- WORK TO COMPLETE:
Set the following entries down again exactly, line by line.

— start RECORD LIST —

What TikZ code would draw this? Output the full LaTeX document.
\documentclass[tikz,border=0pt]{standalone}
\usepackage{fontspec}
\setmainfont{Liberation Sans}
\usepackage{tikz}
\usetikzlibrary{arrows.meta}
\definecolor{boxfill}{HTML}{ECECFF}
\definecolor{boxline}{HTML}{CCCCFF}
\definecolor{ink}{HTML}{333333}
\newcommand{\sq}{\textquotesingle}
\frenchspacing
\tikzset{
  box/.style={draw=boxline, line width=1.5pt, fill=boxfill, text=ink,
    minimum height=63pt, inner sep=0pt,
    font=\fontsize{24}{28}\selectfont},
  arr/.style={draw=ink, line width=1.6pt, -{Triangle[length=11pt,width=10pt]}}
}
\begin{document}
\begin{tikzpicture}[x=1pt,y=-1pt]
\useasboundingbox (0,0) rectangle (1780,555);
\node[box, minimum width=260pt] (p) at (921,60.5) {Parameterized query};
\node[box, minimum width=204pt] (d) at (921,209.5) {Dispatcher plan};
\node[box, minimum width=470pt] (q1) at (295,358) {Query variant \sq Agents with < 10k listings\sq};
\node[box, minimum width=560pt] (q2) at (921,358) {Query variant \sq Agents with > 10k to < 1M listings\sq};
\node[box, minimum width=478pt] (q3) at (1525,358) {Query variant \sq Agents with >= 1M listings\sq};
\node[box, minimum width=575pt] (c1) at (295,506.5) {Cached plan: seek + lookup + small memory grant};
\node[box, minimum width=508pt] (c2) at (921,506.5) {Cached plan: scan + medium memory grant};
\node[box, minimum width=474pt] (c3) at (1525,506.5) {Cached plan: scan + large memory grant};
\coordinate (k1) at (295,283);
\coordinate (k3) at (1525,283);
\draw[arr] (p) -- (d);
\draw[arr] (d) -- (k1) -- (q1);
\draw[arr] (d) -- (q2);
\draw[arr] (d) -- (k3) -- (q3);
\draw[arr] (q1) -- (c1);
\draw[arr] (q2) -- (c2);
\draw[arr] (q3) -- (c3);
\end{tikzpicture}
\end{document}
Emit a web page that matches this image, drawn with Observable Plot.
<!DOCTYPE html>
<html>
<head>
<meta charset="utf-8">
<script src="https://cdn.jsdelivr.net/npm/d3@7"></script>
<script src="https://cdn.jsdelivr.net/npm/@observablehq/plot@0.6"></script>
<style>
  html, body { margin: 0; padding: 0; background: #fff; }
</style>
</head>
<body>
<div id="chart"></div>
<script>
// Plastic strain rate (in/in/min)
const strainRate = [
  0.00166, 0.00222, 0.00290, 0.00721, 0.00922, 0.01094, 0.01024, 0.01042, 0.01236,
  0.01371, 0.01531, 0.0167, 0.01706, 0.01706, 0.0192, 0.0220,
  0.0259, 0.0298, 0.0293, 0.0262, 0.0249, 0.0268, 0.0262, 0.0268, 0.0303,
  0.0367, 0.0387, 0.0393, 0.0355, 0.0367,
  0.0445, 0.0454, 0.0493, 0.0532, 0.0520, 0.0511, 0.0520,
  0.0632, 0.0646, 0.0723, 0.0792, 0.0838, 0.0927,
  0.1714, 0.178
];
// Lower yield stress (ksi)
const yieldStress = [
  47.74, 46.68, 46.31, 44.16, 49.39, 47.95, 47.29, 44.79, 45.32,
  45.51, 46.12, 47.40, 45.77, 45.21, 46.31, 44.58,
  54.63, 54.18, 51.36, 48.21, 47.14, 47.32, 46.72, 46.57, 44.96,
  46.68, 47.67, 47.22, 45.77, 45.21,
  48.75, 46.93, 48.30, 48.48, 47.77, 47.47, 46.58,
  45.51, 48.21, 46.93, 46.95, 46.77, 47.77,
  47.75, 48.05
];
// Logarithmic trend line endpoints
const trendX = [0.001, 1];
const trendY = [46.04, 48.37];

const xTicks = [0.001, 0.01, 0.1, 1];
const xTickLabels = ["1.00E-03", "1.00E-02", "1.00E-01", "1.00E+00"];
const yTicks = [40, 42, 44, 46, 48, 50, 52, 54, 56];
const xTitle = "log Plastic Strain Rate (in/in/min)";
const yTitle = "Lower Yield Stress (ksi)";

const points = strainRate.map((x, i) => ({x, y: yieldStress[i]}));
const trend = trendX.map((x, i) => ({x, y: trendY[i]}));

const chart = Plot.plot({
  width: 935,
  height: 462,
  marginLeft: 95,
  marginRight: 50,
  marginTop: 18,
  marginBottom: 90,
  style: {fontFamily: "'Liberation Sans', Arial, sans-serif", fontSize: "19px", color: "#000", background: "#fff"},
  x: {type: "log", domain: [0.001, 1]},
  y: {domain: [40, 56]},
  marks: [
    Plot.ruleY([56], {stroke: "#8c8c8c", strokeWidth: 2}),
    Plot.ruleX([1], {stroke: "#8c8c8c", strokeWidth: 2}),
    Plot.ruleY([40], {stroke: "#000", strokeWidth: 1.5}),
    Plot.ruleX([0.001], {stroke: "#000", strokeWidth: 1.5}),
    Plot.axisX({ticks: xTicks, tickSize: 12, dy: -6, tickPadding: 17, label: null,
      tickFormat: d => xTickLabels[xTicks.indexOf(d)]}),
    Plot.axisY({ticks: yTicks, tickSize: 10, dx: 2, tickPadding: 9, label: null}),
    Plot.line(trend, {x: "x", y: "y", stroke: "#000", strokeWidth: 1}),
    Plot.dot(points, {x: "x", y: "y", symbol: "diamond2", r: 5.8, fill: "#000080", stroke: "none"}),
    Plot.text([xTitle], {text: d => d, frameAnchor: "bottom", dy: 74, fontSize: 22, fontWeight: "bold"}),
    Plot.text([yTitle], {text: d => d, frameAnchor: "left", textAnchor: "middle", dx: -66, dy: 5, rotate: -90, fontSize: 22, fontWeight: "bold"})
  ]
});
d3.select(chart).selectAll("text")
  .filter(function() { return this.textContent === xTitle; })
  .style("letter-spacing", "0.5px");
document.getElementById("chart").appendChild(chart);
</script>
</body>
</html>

— end RECORD LIST —

- FINISHED EXERCISE:
What TikZ code would draw this? Output the full LaTeX document.
\documentclass[tikz,border=0pt]{standalone}
\usepackage{fontspec}
\setmainfont{Liberation Sans}
\usepackage{tikz}
\usetikzlibrary{arrows.meta}
\definecolor{boxfill}{HTML}{ECECFF}
\definecolor{boxline}{HTML}{CCCCFF}
\definecolor{ink}{HTML}{333333}
\newcommand{\sq}{\textquotesingle}
\frenchspacing
\tikzset{
  box/.style={draw=boxline, line width=1.5pt, fill=boxfill, text=ink,
    minimum height=63pt, inner sep=0pt,
    font=\fontsize{24}{28}\selectfont},
  arr/.style={draw=ink, line width=1.6pt, -{Triangle[length=11pt,width=10pt]}}
}
\begin{document}
\begin{tikzpicture}[x=1pt,y=-1pt]
\useasboundingbox (0,0) rectangle (1780,555);
\node[box, minimum width=260pt] (p) at (921,60.5) {Parameterized query};
\node[box, minimum width=204pt] (d) at (921,209.5) {Dispatcher plan};
\node[box, minimum width=470pt] (q1) at (295,358) {Query variant \sq Agents with < 10k listings\sq};
\node[box, minimum width=560pt] (q2) at (921,358) {Query variant \sq Agents with > 10k to < 1M listings\sq};
\node[box, minimum width=478pt] (q3) at (1525,358) {Query variant \sq Agents with >= 1M listings\sq};
\node[box, minimum width=575pt] (c1) at (295,506.5) {Cached plan: seek + lookup + small memory grant};
\node[box, minimum width=508pt] (c2) at (921,506.5) {Cached plan: scan + medium memory grant};
\node[box, minimum width=474pt] (c3) at (1525,506.5) {Cached plan: scan + large memory grant};
\coordinate (k1) at (295,283);
\coordinate (k3) at (1525,283);
\draw[arr] (p) -- (d);
\draw[arr] (d) -- (k1) -- (q1);
\draw[arr] (d) -- (q2);
\draw[arr] (d) -- (k3) -- (q3);
\draw[arr] (q1) -- (c1);
\draw[arr] (q2) -- (c2);
\draw[arr] (q3) -- (c3);
\end{tikzpicture}
\end{document}
Emit a web page that matches this image, drawn with Observable Plot.
<!DOCTYPE html>
<html>
<head>
<meta charset="utf-8">
<script src="https://cdn.jsdelivr.net/npm/d3@7"></script>
<script src="https://cdn.jsdelivr.net/npm/@observablehq/plot@0.6"></script>
<style>
  html, body { margin: 0; padding: 0; background: #fff; }
</style>
</head>
<body>
<div id="chart"></div>
<script>
// Plastic strain rate (in/in/min)
const strainRate = [
  0.00166, 0.00222, 0.00290, 0.00721, 0.00922, 0.01094, 0.01024, 0.01042, 0.01236,
  0.01371, 0.01531, 0.0167, 0.01706, 0.01706, 0.0192, 0.0220,
  0.0259, 0.0298, 0.0293, 0.0262, 0.0249, 0.0268, 0.0262, 0.0268, 0.0303,
  0.0367, 0.0387, 0.0393, 0.0355, 0.0367,
  0.0445, 0.0454, 0.0493, 0.0532, 0.0520, 0.0511, 0.0520,
  0.0632, 0.0646, 0.0723, 0.0792, 0.0838, 0.0927,
  0.1714, 0.178
];
// Lower yield stress (ksi)
const yieldStress = [
  47.74, 46.68, 46.31, 44.16, 49.39, 47.95, 47.29, 44.79, 45.32,
  45.51, 46.12, 47.40, 45.77, 45.21, 46.31, 44.58,
  54.63, 54.18, 51.36, 48.21, 47.14, 47.32, 46.72, 46.57, 44.96,
  46.68, 47.67, 47.22, 45.77, 45.21,
  48.75, 46.93, 48.30, 48.48, 47.77, 47.47, 46.58,
  45.51, 48.21, 46.93, 46.95, 46.77, 47.77,
  47.75, 48.05
];
// Logarithmic trend line endpoints
const trendX = [0.001, 1];
const trendY = [46.04, 48.37];

const xTicks = [0.001, 0.01, 0.1, 1];
const xTickLabels = ["1.00E-03", "1.00E-02", "1.00E-01", "1.00E+00"];
const yTicks = [40, 42, 44, 46, 48, 50, 52, 54, 56];
const xTitle = "log Plastic Strain Rate (in/in/min)";
const yTitle = "Lower Yield Stress (ksi)";

const points = strainRate.map((x, i) => ({x, y: yieldStress[i]}));
const trend = trendX.map((x, i) => ({x, y: trendY[i]}));

const chart = Plot.plot({
  width: 935,
  height: 462,
  marginLeft: 95,
  marginRight: 50,
  marginTop: 18,
  marginBottom: 90,
  style: {fontFamily: "'Liberation Sans', Arial, sans-serif", fontSize: "19px", color: "#000", background: "#fff"},
  x: {type: "log", domain: [0.001, 1]},
  y: {domain: [40, 56]},
  marks: [
    Plot.ruleY([56], {stroke: "#8c8c8c", strokeWidth: 2}),
    Plot.ruleX([1], {stroke: "#8c8c8c", strokeWidth: 2}),
    Plot.ruleY([40], {stroke: "#000", strokeWidth: 1.5}),
    Plot.ruleX([0.001], {stroke: "#000", strokeWidth: 1.5}),
    Plot.axisX({ticks: xTicks, tickSize: 12, dy: -6, tickPadding: 17, label: null,
      tickFormat: d => xTickLabels[xTicks.indexOf(d)]}),
    Plot.axisY({ticks: yTicks, tickSize: 10, dx: 2, tickPadding: 9, label: null}),
    Plot.line(trend, {x: "x", y: "y", stroke: "#000", strokeWidth: 1}),
    Plot.dot(points, {x: "x", y: "y", symbol: "diamond2", r: 5.8, fill: "#000080", stroke: "none"}),
    Plot.text([xTitle], {text: d => d, frameAnchor: "bottom", dy: 74, fontSize: 22, fontWeight: "bold"}),
    Plot.text([yTitle], {text: d => d, frameAnchor: "left", textAnchor: "middle", dx: -66, dy: 5, rotate: -90, fontSize: 22, fontWeight: "bold"})
  ]
});
d3.select(chart).selectAll("text")
  .filter(function() { return this.textContent === xTitle; })
  .style("letter-spacing", "0.5px");
document.getElementById("chart").appendChild(chart);
</script>
</body>
</html>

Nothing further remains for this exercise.